In the case of the Grey and Paine river watersheds (glacial regime), it was observed that the model was more sensitive to the parameters Cmelt and $\mathsf{\beta }$. The first was part of the snow module and the second was the soil module. Cmelt was the fraction of snow that melted and suggested that the dominant processes in the Grey and Paine basins were those related to snow accumulation and melt. $\mathsf{\beta }$, on the other hand, was related to the surface runoff process. Therefore, soil moisture and surface runoff processes were of secondary importance in glacial basins such as the Grey and Paine watersheds. The same results could be found in the calibration and validation periods in the four basins, suggesting that the utilized approach was adequate for the purposes of process ranking and identification.

The main input to the Grey and Paine rivers is melt from the Grey Glacier and Dickson, Cubo and Frías glaciers, respectively.
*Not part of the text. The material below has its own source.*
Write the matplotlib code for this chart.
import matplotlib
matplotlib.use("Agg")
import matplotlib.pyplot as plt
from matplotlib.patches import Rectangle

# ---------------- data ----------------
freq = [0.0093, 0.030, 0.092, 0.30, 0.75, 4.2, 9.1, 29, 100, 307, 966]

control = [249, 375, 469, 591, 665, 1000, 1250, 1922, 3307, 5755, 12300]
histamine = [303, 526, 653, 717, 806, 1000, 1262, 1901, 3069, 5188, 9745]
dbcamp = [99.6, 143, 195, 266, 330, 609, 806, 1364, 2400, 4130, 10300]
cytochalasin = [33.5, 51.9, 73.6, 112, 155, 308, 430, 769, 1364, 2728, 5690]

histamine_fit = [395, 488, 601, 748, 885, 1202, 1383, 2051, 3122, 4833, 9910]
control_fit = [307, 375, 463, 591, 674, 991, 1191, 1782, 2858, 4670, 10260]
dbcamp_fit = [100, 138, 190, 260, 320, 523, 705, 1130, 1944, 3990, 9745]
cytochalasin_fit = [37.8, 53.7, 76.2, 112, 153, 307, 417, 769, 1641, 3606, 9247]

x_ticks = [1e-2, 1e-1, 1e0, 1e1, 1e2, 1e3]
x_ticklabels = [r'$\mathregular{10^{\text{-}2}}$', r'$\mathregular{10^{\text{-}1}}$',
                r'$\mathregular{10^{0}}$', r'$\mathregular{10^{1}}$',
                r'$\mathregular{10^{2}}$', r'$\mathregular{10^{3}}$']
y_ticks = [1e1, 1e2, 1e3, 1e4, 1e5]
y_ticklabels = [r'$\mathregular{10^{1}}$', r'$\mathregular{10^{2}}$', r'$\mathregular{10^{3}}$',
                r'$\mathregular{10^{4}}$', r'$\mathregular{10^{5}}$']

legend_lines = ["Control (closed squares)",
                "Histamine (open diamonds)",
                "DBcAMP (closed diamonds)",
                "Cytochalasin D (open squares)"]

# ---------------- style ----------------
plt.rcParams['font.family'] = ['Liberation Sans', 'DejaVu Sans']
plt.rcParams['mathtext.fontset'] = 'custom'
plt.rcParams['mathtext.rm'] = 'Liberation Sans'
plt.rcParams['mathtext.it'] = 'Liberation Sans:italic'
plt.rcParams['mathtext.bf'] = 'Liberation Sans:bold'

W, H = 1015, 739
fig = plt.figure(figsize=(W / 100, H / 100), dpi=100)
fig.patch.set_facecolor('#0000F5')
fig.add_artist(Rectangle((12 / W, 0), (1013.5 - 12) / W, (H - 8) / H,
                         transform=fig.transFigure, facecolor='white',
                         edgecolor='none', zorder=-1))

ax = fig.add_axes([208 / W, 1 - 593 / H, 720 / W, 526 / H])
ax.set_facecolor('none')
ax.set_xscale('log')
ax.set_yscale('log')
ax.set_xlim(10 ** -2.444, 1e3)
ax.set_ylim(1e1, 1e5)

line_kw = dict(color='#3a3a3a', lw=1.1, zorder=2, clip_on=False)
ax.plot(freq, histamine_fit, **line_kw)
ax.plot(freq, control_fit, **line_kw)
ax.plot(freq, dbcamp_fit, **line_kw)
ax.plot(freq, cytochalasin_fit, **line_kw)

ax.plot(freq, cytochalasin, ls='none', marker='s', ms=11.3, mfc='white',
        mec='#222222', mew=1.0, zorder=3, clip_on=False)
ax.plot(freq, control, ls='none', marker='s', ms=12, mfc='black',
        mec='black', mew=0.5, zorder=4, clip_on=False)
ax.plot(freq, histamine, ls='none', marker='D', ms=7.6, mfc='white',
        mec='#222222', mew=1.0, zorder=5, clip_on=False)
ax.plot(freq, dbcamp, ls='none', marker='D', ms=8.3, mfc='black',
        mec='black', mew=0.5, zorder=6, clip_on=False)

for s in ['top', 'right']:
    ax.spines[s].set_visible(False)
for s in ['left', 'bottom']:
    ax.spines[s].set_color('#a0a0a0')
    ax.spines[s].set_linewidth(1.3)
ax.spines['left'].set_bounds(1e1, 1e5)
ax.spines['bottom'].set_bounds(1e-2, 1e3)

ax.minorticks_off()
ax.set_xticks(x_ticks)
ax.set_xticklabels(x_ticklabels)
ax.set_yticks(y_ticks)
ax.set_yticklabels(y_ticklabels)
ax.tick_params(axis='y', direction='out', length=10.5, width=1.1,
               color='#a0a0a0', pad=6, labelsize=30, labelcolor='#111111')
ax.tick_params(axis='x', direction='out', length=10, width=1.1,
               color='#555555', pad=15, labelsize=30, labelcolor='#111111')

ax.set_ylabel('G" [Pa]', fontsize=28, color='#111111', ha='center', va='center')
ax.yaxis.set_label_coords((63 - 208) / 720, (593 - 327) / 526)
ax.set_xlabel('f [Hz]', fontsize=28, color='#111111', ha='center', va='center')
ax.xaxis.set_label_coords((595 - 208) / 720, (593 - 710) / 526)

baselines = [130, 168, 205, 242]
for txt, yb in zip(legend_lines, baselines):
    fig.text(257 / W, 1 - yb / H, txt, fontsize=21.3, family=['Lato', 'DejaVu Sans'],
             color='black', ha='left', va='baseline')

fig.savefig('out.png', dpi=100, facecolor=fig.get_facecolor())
This was represented in the sensitivity of the model to the Cmelt parameter, which controlled the snow input (in this case, glacial) to total runoff. Snow accumulation partially or completely impedes infiltration; therefore, processes related to soil moisture and runoff were of secondary importance. In the cases of the Iñaque and Cruces river watersheds, the main input is pluvial; therefore, soil moisture and evapotranspiration were the processes (present in the model) that took on the greatest importance in the model. As it had no snow input, the model was not sensitive to the parameter Cmelt.
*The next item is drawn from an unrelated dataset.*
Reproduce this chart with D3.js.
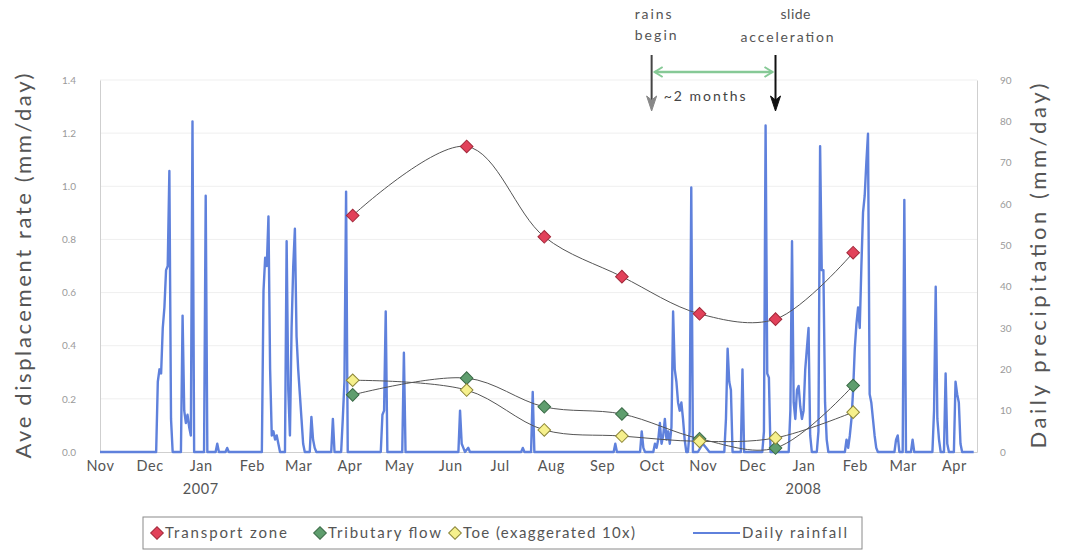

In both cases (pluvial and glacial regimes), the model presented a high sensitivity to the $\mathsf{\beta }$, as in other studies (for example, Abebe et al. [7] and Zelelew and Alfredsen [21]) but in the case of the glacial watershed, $\mathsf{\beta }$ took slightly lower values than in the pluvial watershed. Braun and Renner [6] applied the HBV model in watersheds with different hydrological regimes and stated that the greatest differences were observed in $\mathsf{\beta }$. In addition, they concluded that it was possible to apply the model in watersheds with different characteristics but, like Bergström [35], stated that the physical interpretations of the model parameters were vague. More recently, Pianosi and Wagener [22] performed a time-varying sensitivity analysis (PAWN method) of parameter groups in the HBV model applied in a snow-affected, wet and arid watershed. The results showed that the model did detect certain characteristics of each watershed (as a function of the sensitivity of the model to the parameters); in the first (snow), it presented greater sensitivity to the snow module parameters and in the others to the response module (wet) and soil module (arid).

6. Conclusions

The HBV model was implemented in two watersheds with a pluvial regime and another two watersheds with a glacial regime and an RSA was used to analyze the relative importance of the model parameters.
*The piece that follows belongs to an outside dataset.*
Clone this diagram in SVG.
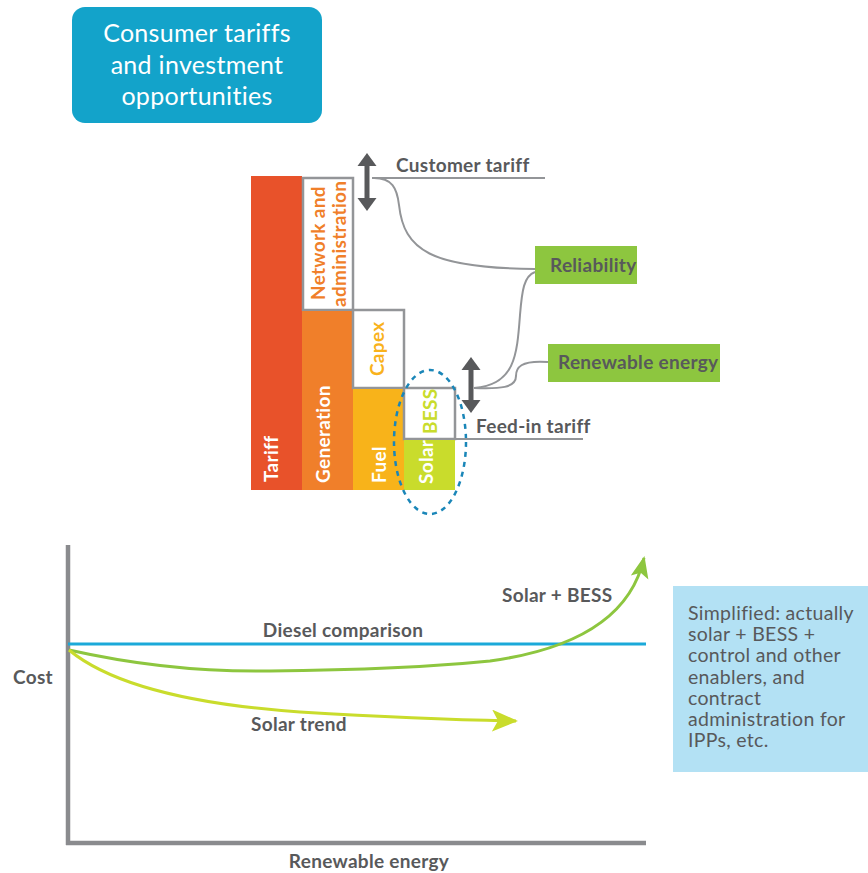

In accordance with the results of the study, the regional sensitivity analysis allowed the relative importance of the HBV model parameters to be detected, generating a ranking that enabled the identification of the predominant hydrological processes in watersheds with different hydrological regimes. In the watersheds with a glacial regime (Grey and Paine rivers), the parameters with the greatest influence were those that represented the snowmelt process (Cmelt), while in the watersheds with the pluvial regime (Iñaque and Cruces rivers), soil moisture variation ($\mathsf{\beta }$) stood out. In both cases, the model parameters that presented the greatest sensitivity were directly related to the hydrological regime of each watershed and its predominant hydrological processes. The main input to the Grey and Paine river watersheds is from the Grey, Dickson, Cubo and Frías glaciers and the main input to the Iñaque and Cruces river watersheds is pluvial. In addition, the best simulation values according to the NSE confirmed that it is possible to use the simplified version of the HBV model in watersheds with different hydrological regimes.